Rolled into the hard-baked WACA baize are stories, and more stories. There’s the legend of Jeff Thomson’s bouncer that thudded onto the sight-screen on one bounce. There’s Roy Fredericks eviscerating the collective menace of Dennis Lillee and Thomson. There’s Javed Miandad enraging Lillee to kick him. There’s Curtly Ambrose grimacing and scything through the dazed Australian batsmen. Or Andy Roberts in 1975, his fellow collaborator Michael Holding in 1984, or his successor Ian Bishop a decade later. Or to pick from recent vignettes, Mitchell Johnson shellacking the English batsmen or Mitchell Starc raking up 160.4 kmph, the fastest recorded delivery in Tests, against New Zealand.

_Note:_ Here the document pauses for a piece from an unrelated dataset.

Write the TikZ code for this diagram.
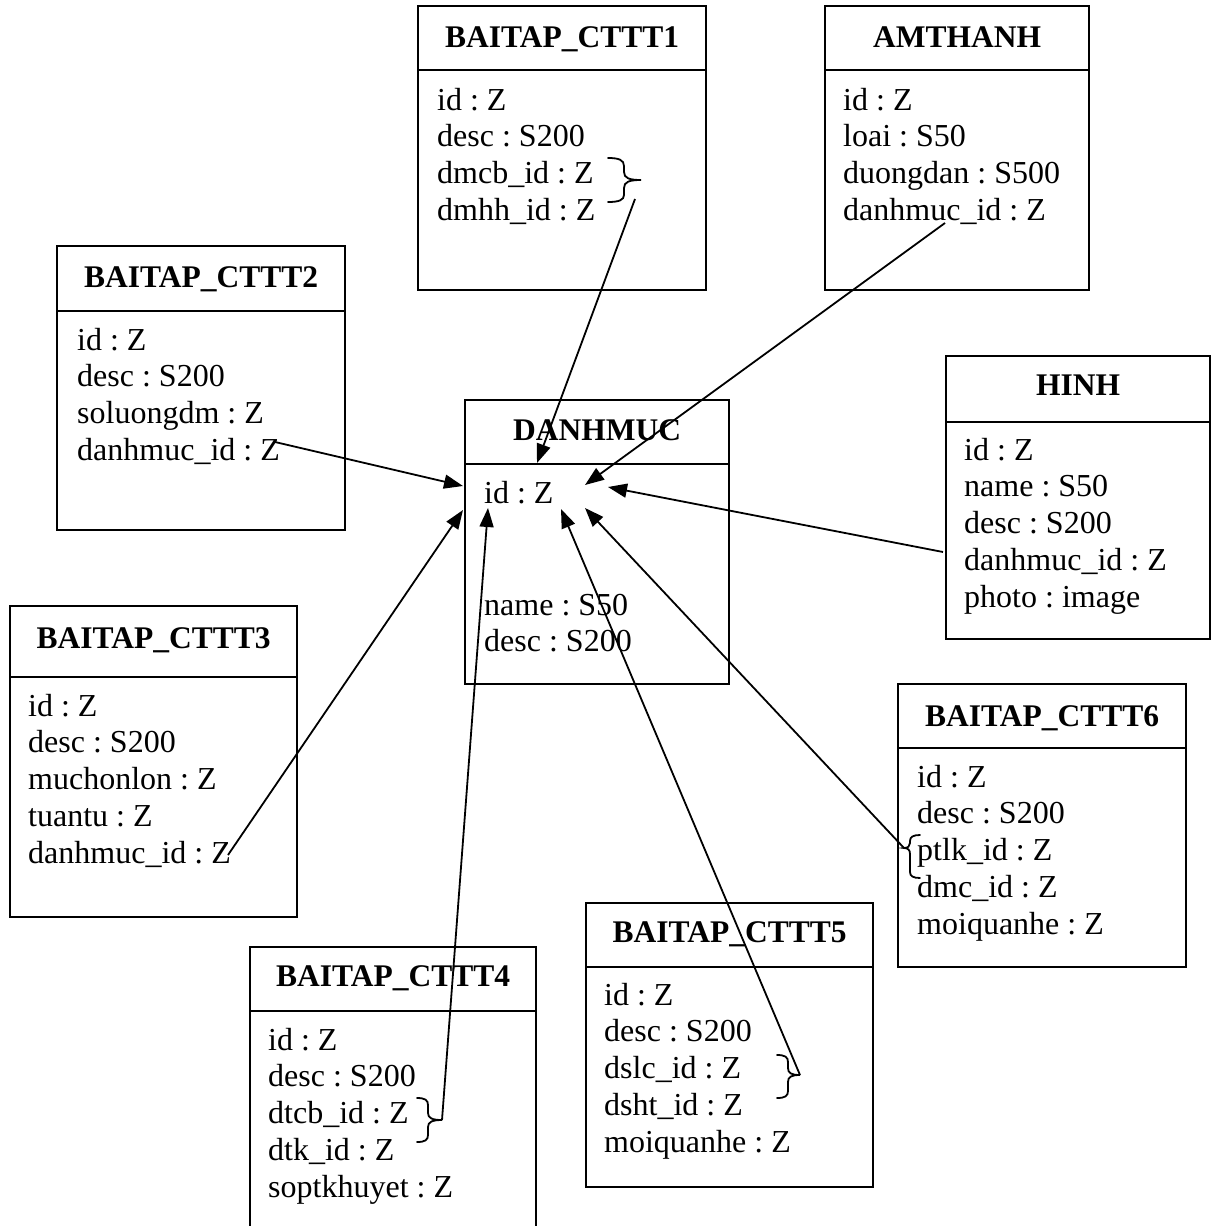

It must have been sheer happenstance than Johnson — who attended the match today — played his farewell Test at the WACA, but it was nonetheless fitting, in that he was insanely prolific here, nabbing 45 wickets at 22.77 and stirring fear in batsmen. Hence, his affection for the track is understandable. “Most teams would say the same thing, it’s a great place to play cricket. I’m sad, but there’s not much we can do about it as players except to go out there and try to enjoy the games. It’s disappointing but at the same time there’s a new stadium that’s being built and that is going to hopefully bring more people to the game,” Johnson had said.
But in the last decade or so, the ground had copped criticism for losing its fabled sting. The last Test here produced 1672 runs for just 28 wickets, while producing the second and third highest scores here. On Tuesday, nearly more than 600 runs were racked up, three batsmen scored hundreds, leaving Mahendra Singh Dhoni surprised. “It was a slightly unusual wicket. Perth is not a place where you get very high-scoring games. The average score tends to be 250-270 runs. But this was a very good wicket (for batting). Definitely, there was a bit of pace for the bowlers, which meant the batsmen can play the shots. But it was not like a quick Perth wicket. it was slightly slower than a normal Perth wicket,” he said.
It might be that we may never see a true WACA flier again. A new yardstick has to be set and fresher narratives to be weaved in. The stories, though, will live on, acquiring perhaps more warmth.